Quel regard portez-vous sur la place des femmes en cabinets d’avocats ?

J’ai la chance de travailler au sein d’un cabinet d’avocat qui s’attache à préserver un équilibre entre vie professionnelle et vie privée de ses membres. C’est certainement une des raisons qui explique le nombre important de femmes au sein du cabinet.

Il n’en demeure pas moins que le métier d’avocats n’est pas de tout repos pour une femme, surtout lorsqu’elle est mère de famille. 

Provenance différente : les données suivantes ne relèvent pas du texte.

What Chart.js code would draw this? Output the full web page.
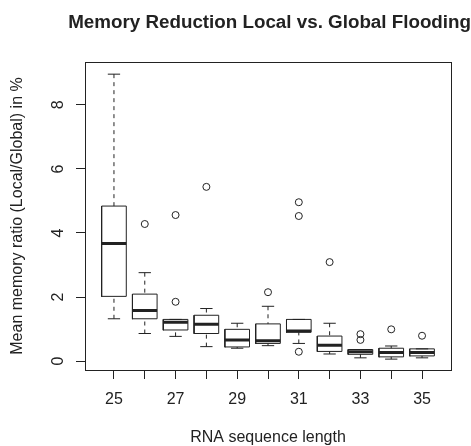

Il me parait donc important à veiller à maintenir (ce que nous faisons au sein du cabinet Hogan Lovells) une réflexion continue sur la place des femmes qui ne soit pas que théorique, mais qui passe aussi par des actions concrètes visant, par exemple, à instaurer une souplesse dans les modes de travail. Cette souplesse existe, de fait, aujourd’hui dans nombre de cabinets d’avocats, dans le contexte de pandémie, mais qu’en sera-t-il après ? L’avenir nous le dira.

Quels conseils dispenseriez-vous aux nouveaux élèves de l’IDPA ?

Il est important, à mon sens, que les élèves de l’IDPA soient curieux de tout car la curiosité n’est pas un vilain défaut en droit.

Cette curiosité doit, bien évidemment, passer par l’analyse en continu des évolutions législatives, réglementaires ainsi que jurisprudentielles intervenues en droit public. 

Par ailleurs, dans la mesure où nombre de dossiers confiés par les clients font de plus en plus souvent appel à une compétence transversale en droit public et privé, il est important, à mon sens, que les étudiants repoussent les limites de leurs connaissances en s’attachant à comprendre et connaître – au moins dans leurs grandes lignes – les matières « satellites » de droit privé qui gravitent autour de celles (de droit public) dont ils ont une parfaite connaissance. 

Ainsi convient-il, par exemple pour un élève de l’IDPA qui entend se spécialiser en droit de l’environnement, de disposer d’un socle de compétences minimales en droit de l’immobilier mais également en droit des affaires (l’inverse étant tout aussi vrai).